Damir C'avar dcavar at indiana.edu
Tue Oct 28 23:56:53 CET 2008

Dahlmann Irina wrote:
> I was wondering whether anybody is aware of ideas and/or automated
> processes to reduce n-gram output by solving the common problem that
> shorter n-grams can be fragments of larger structures (e.g. the 5-gram
> 'at the end of the' as part of the 6-gram 'at the end of the day')
> I am only aware of Paul Rayson's work on c-grams (collapsed-grams).
The c-gram approach just gives you some view at bigger n-grams that contain some smaller n-gram of your choice, etc. The question is always, what is your application or general idea.

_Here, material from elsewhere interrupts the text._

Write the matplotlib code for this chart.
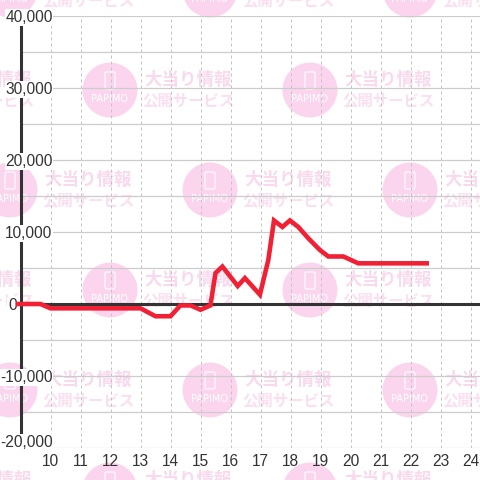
import matplotlib
matplotlib.use('Agg')
import matplotlib.pyplot as plt
from matplotlib.patches import Circle, FancyBboxPatch

hours = [8.92, 9.67, 10.0, 13.0, 13.5, 14.0, 14.33, 14.67, 15.0, 15.33, 15.5, 15.73, 16.24, 16.48,
         16.98, 17.26, 17.45, 17.73, 17.98, 18.26, 18.6, 18.98, 19.26, 19.76, 20.26, 22.54]
values = [0, 0, -600, -600, -1700, -1700, -200, -200, -800, -200, 4300, 5200, 2500, 3600,
          1300, 6100, 11600, 10700, 11600, 10700, 9100, 7500, 6600, 6600, 5650, 5650]
y_major = [40000, 30000, 20000, 10000, -10000, -20000]
x_ticks = list(range(10, 25))
wm_line1 = '大当り情報'
wm_line2 = '公開サービス'
wm_logo = 'PAPIMO'

fig = plt.figure(figsize=(4.8, 4.8), dpi=100)
jp = ['Noto Sans CJK JP', 'DejaVu Sans']
plt.rcParams['font.family'] = ['Liberation Sans', 'DejaVu Sans']

# watermark tiles, in pixels
bg = fig.add_axes([0, 0, 1, 1], zorder=0)
bg.set_xlim(0, 480)
bg.set_ylim(480, 0)
bg.axis('off')
for row in range(-1, 5):
    cy = row * 100 + 90
    offset = 110 if row % 2 == 0 else 10
    for col in range(-1, 3):
        cx = offset + col * 200
        bg.add_patch(Circle((cx, cy), 27.5, color='#fbd5ee', lw=0))
        bg.add_patch(FancyBboxPatch((cx - 5, cy - 18), 10, 17, boxstyle='round,pad=0,rounding_size=1.5',
                                    fc='none', ec='white', lw=0.8))
        bg.text(cx, cy + 9, wm_logo, color='white', fontsize=7, ha='center', va='center', family='DejaVu Sans')
        bg.text(cx + 78, cy - 10, wm_line1, color='#f9d9ee', fontsize=12.6, fontweight='bold',
                ha='center', va='center', family=jp, clip_on=True)
        bg.text(cx + 78, cy + 10, wm_line2, color='#f9dff0', fontsize=11.1, fontweight='bold',
                ha='center', va='center', family=jp, clip_on=True)

# axes box: x from 20.5 to 480 px, y from 16 to 448 px
ax = fig.add_axes([20.5 / 480, 32 / 480, 459.5 / 480, 432 / 480], zorder=1)
ax.patch.set_visible(False)
ax.set_xlim(9, 9 + 459.5 / 30)
ax.set_ylim(-20000, 40000)

ax.set_yticks(range(-20000, 40001, 5000))
ax.set_xticks(x_ticks)
ax.set_yticklabels([])
ax.set_xticklabels([])
ax.tick_params(length=0)
ax.grid(axis='y', color='#cccccc', linewidth=0.9)
ax.grid(axis='x', color='#c4c4c4', linewidth=0.72, linestyle=(0, (3, 3)))
ax.set_axisbelow(True)
for s in ['top', 'right', 'bottom']:
    ax.spines[s].set_visible(False)
ax.spines['left'].set_linewidth(2.2)
ax.spines['left'].set_color('#333333')
ax.spines['left'].set_bounds(-20000, 38900)
ax.axhline(0, color='#333333', linewidth=2.2, zorder=2)

ax.plot(hours, values, color='#f02035', linewidth=3.3, solid_joinstyle='miter', clip_on=False, zorder=4)

lab = dict(fontsize=11.2, color='#333333', va='center_baseline', zorder=3, clip_on=False,
           bbox=dict(fc='white', ec='none', pad=0.5))
for v in y_major:
    # bottom label sits a little above its gridline
    y = v if v != -20000 else -19000
    ax.text(10.07, y, f'{v:,}', ha='right', **lab)
ax.text(8.87, 0, '0', ha='right', **lab)
for h in x_ticks:
    ax.annotate(str(h), (h, -20000), xytext=(0, -12.5), textcoords='offset pixels', ha='center',
                va='center_baseline', fontsize=11.2, color='#333333', annotation_clip=False)

fig.savefig('out.png', dpi=100, facecolor='white')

IMHO, in general, such a view (plus statistical information and maybe some symbol introduction system) is exploited in many grammar induction systems that use e.g. alignment (different sequences of strings occurring in the same context, or some context with different sequences occurring in it). This reminds me of the notion of substitutability in the structuralist tradition (e.g. Zelig Harris), or Alignment-based learning (e.g. van Zaanen), and in some way also in the mentioned work on e.g. morphology induction (e.g. Goldsmith).

For pure corpus analysis and visualization of n-gram relations this might be the only relevant reference, i.e. Paul Rayson's c-grams. Multigrams (used in some CL tasks, e.g. LID) might be related to this, at least from the applied perspective.